7 Haziran seçimleri sonrası, siyasal dengelerin alt üst olduğu, siyasal krizin giderek derinleştiği, iç savaşla ortaya çıkacak dinamiklerinin hareketlendiği süreç yaşıyoruz. Bu dönem aynı zamanda ekonomide kırılmaların olacağını göstermektedir. Bugün siyasal ve ekonomik krizin iç içe geçtiği bir süreci yaşamaktayız. Siyasal olarak yaşanan krizle birlikte döviz şokları, ekonomide büyük zayıflıklar yaratmaktadır. Bu durumun 1 Kasım seçimlerinden sonra daha görünür olması oldukça yüksek ihtimaldir.
TC’nin dış borcu bugün itibariyle 400 milyar dolar civarında ve bu borcun önemli kısmı kısa vadeli sürede ödenmesi gereken borçlardır. Borcun önemli kısmı özel sektör borcu, büyüme ise yıllık yüzde 2-3 arasında. Enflasyon çift rakamlara dayanmış durumda. Bütün dünyada petrol fiyatları düşerken Türkiye’de artışta, bu durum gıda da aynı biçimde sürmektedir. Bu durum ekonomide dengesizliği göstermektedir. Bahsettiğimiz dengesizlik, döviz krizi, enflasyon ve faizlerin yükselmesini sağlıyor ve kısa vadeli dövizle iş yapan şirketlerin iflasını beraberinde getiriyor.
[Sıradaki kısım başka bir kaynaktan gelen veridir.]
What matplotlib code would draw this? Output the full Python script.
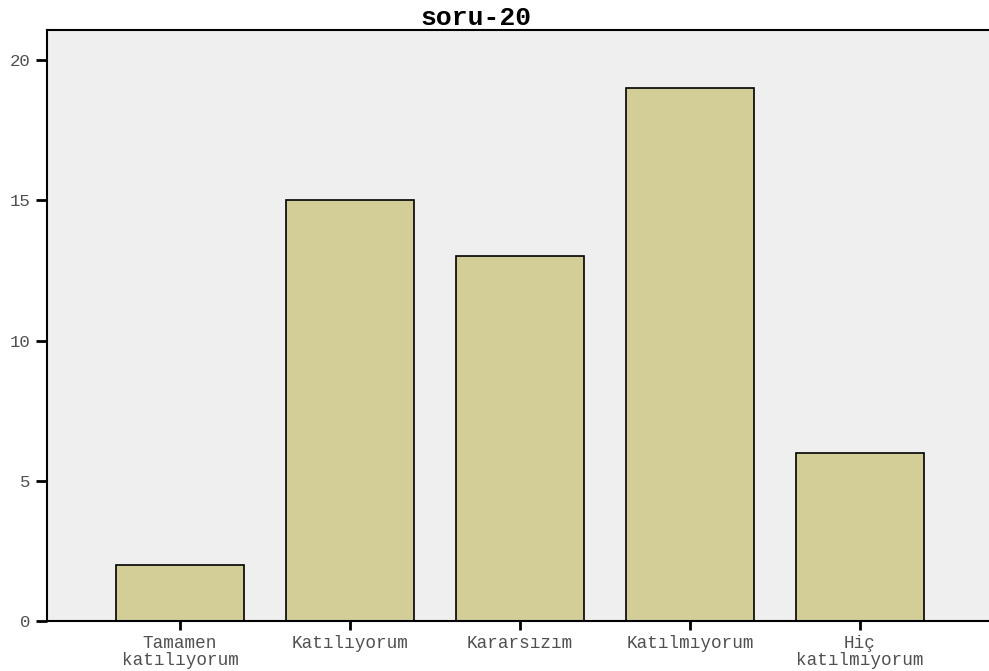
import matplotlib.pyplot as plt

categories = ['Tamamen\nkatılıyorum', 'Katılıyorum', 'Kararsızım', 'Katılmıyorum', 'Hiç\nkatılmıyorum']
counts = [2, 15, 13, 19, 6]
yticks = [0, 5, 10, 15, 20]

W, H = 989, 671
fig = plt.figure(figsize=(W / 100, H / 100), dpi=100)
left, right, top, bottom = 47, 993, 30, 621
ax = fig.add_axes([left / W, 1 - bottom / H, (right - left) / W, (bottom - top) / H])
ax.set_facecolor('#efefef')

x = range(len(categories))
ax.bar(x, counts, width=128 / 170, color='#d3ce97', edgecolor='black', linewidth=1.2, zorder=2)

ax.set_xlim(-0.782, 4.782)
ax.set_ylim(0, 21.07)
ax.set_xticks(list(x))
ax.set_xticklabels(categories, family='Liberation Mono', fontsize=12.7, color='#505050', linespacing=1.0)
ax.set_yticks(yticks)
ax.set_yticklabels([str(v) for v in yticks], family='Liberation Mono', fontsize=12.5, color='#505050')
ax.tick_params(axis='y', length=8, width=2, pad=4)
ax.tick_params(axis='x', length=6.5, width=2, pad=3.5)

for side in ['left', 'top', 'bottom']:
    ax.spines[side].set_linewidth(1.5)
ax.spines['right'].set_visible(False)

fig.text(476 / W, 1 - 18 / H, 'soru-20', ha='center', va='center',
         family='Liberation Mono', fontsize=19, fontweight='bold')

fig.savefig('out.png', dpi=100)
Bunun işçi sınıfı için karşılığı işten çıkarılma ve işsiz kalmak demektir.
Bugün kamuda bunun az hissedilir olması özelleştirmeden gelen kaynaksızlık fonunun kullanılması nedeniyledir. Ancak savaşın yaşanması durumunda bu durum daha çabuk değişecektir. İşte böylesi bir süreç ile 1 Kasım’a doğru gidilmektedir.
1 Kasım’a giderken AKP kliği bir yanıyla yaşadığı siyasi krizi yeniden restore edilmesini saldırıları ile sağlamaya çalışıyor. AKP 1 Kasım’da, yenildikleri 7 Haziran seçimlerinin rövanşını almak isterken diğer yandan yaşanan krizinin daha da derinleştirerek daha büyük krize doğru ilerlemektedir.
Sürecin nasıl evrileceğini belirleyen iç dinamiklerin rolü önemli yerde durmaktadır. 1 Kasım öncesi başta Kürt halkı olmak üzere direniş her alanda canları pahasına sürüyor. Bu direniş AKP’nin hedeflediği iktidar sürecini zorlaştırmaktadır. Bugün direnen Kürt halkının bu direnişini sahiplenirken diğer yandan işçilerin, emekçilerin kendi talepleri ile direnişi ortaklaştırmalıyız. AKP iktidarının yönetme krizini derinleştirmek için bu gereklidir.
1 Kasım seçimlerine giderken işçi ve emekçiler için 7 Haziran seçimlerine benzer talepler tekrar gündeme oturmaya başlandı. Seçimlere giden siyasi partilerin hepsi de işçilere, emekçilere verecekleri hakları sıralanmaktadır. Bu durum bizim için işin en kritik yanını oluşturmaktadır. İşçilerin emekçilerin kendi haklarını kendileri talep etmeleri, kendi haklarının kendileri almaları asla ifade edilmemektedir. Kısacası örgütlenmeye dair talepler tali planda durmaktadır.
Kısacası balık verilmektedir. Oysa bizim balığı tutmaya ihtiyacımız var. Bu nedenle 1 Kasım’da Kürt halkın bugün kendi hakları için ortaya koydukları direniş çizgisiyle hareket ederek işçi ve emekçiler için de haklarımızı talep etmeliyiz.
İşçiler kendi haklarını alacak örgütlenmelerini uygulayabilirlerse meseleyi çözmüş olurlar. Yaşanacak saldırıları ve krizleri de sınıf örgütlü ise süreci daha az hasarla atlatacaktır. Bu nedenle 1 Kasım seçimine giderken işçilerin örgütlenmesi önünde bulunan tüm engellerin kaldırılması başta taşeron olmak üzere esnek çalışmaya karşı güvenli ve örgütlü çalışma talebimizi yükseltmeliyiz. Bunu yaparken bugün HDP’yi bu taleplerimizle ortaklaştırarak destekliyoruz.
Seçim sürecinde kendi taleplerimizle 1 Kasım’a kadar daha güçlü bir çalışmayla girmeliyiz. Kriz kapıda; işsizlik, yoksulluk işçileri ve emekçileri beklemektedir. Bunun aşılmasının yolu ise yürüteceğimiz çalışmalarla yaratacağımız örgütlülüklerden geçmektedir.